One thing that sets crypto markets apart from other publicly traded assets is sentiment. Having a high portion of individual investors, or the so-called “retail traders,” the panic, rush, and other mental factors play a bigger role in crypto than they usually do with stocks, as compared to the rational factors, like research and technical analysis.
When you enter this space, it’s essential to understand how the mental factors work and above what’s known as the “psychological levels,” which is an area that brings together the trading characteristics and human nature.
What are psychological levels?
Simply put, psychological levels are the prices that people believe make sense. In other words, these are round numbers that describe traders’ perception of the fair value of an asset. With all the numbers and decimals any asset’s price usually include, it’s easier to think of the closest round number as the logical value of an asset.
This usually leads to many traders placing their limit orders and building their short-term trading strategies between round numbers and keeping the price fluctuations in between them as well.

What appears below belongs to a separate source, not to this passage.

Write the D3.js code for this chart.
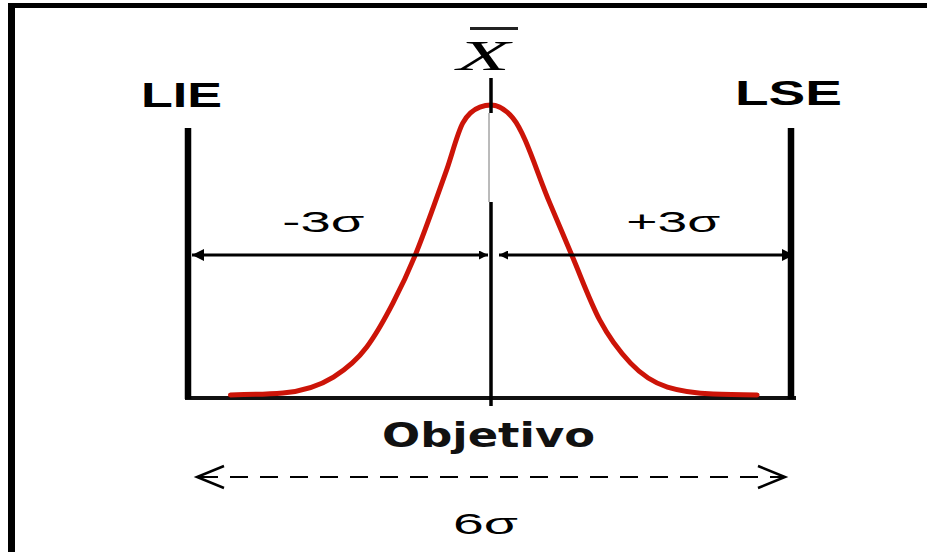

Let’s put this into action. Try to remember what the highest price Bitcoin has ever got to.
You’re probably thinking of the number $68,000, while in fact, it was $68,789. The actual number is technically closer to $69,000, which is also how some people remember it, but breaking through the $68,000 level was the event that stuck to our memories and grabbed people’s and the media’s attention, and the excitement of the breakthrough is probably the reason behind the other $789.
Support and Resistance
The two main psychological levels you probably keep hearing and need to know about are the resistance and support levels. A support level is a number that an asset’s price is likely to stay above. It’s the value the market supports and believes the asset’s price should not go below. On the other hand, a resistance level is a number that an asset’s price is likely to stay below because the market – buyers in particular – are resisting paying more than this price for the subject asset.
Even though the psychological levels usually hover around round numbers, it’s unlikely that the price would settle on a round price for long. Therefore, when looking at the charts we can see the price breaking through the resistance-support range for some instances, but these are usually fast and rebound quickly back inside the range.
For example, starting from mid-July until mid-August, Ethereum’s price witnessed several gains, pushed mainly by The Merge’s news, and the overall market’s partial recovery. As you can see in the picture below, Ethereum wouldn’t move to a higher price and remain at the same level. Instead, the levels at which the price would fluctuate would go higher.
Between June 13 and July 16, Ethereum’s price went under the $1,000 support level only once for a brief period and stayed under the $1,300 resistance level for the whole time, until it broke from it turning the $1,300 mark into a support level, with a new resistance level of $1,600. Then these support-resistance levels moved up again from $1,300-1,600 to $1,600-1800, and later to $1,800-$2,000.
But this is only the case for Ethereum… before The Merge. With less volatility in the market, the numbers tend to be less round, and on calm days, the range for Ethereum could be $1,650-1,775. With more volatility, people would tend to be more optimistic or pessimistic, thus expecting breakthroughs in the digits of hundreds or thousands, making the range vaster and the support and resistance levels, more round, ending with one, two or even three zeros.
Psychological levels as guidelines
Support and resistance levels are especially useful when the market is less volatile and when the price moves within limited margins. Those who trade daily depend on these levels to make minimal profits out of hourly price changes, using them as entry and exit points.
Also, when an asset’s price rallies, it usually moves from one resistance-support range to another, and the previous resistance level would turn – mostly but not always – into the new support level.
Another good use case of psychological levels is getting signs for upcoming hikes or price drops, as most of these start with breaking through these levels repetitively.
Psychological levels can be used as guidelines during calm times, but they are no guarantees of price stability. You can use these levels to understand the markets’ latest movements, but your trading decisions must always be based on your own research and understanding of the projects you’re investing in.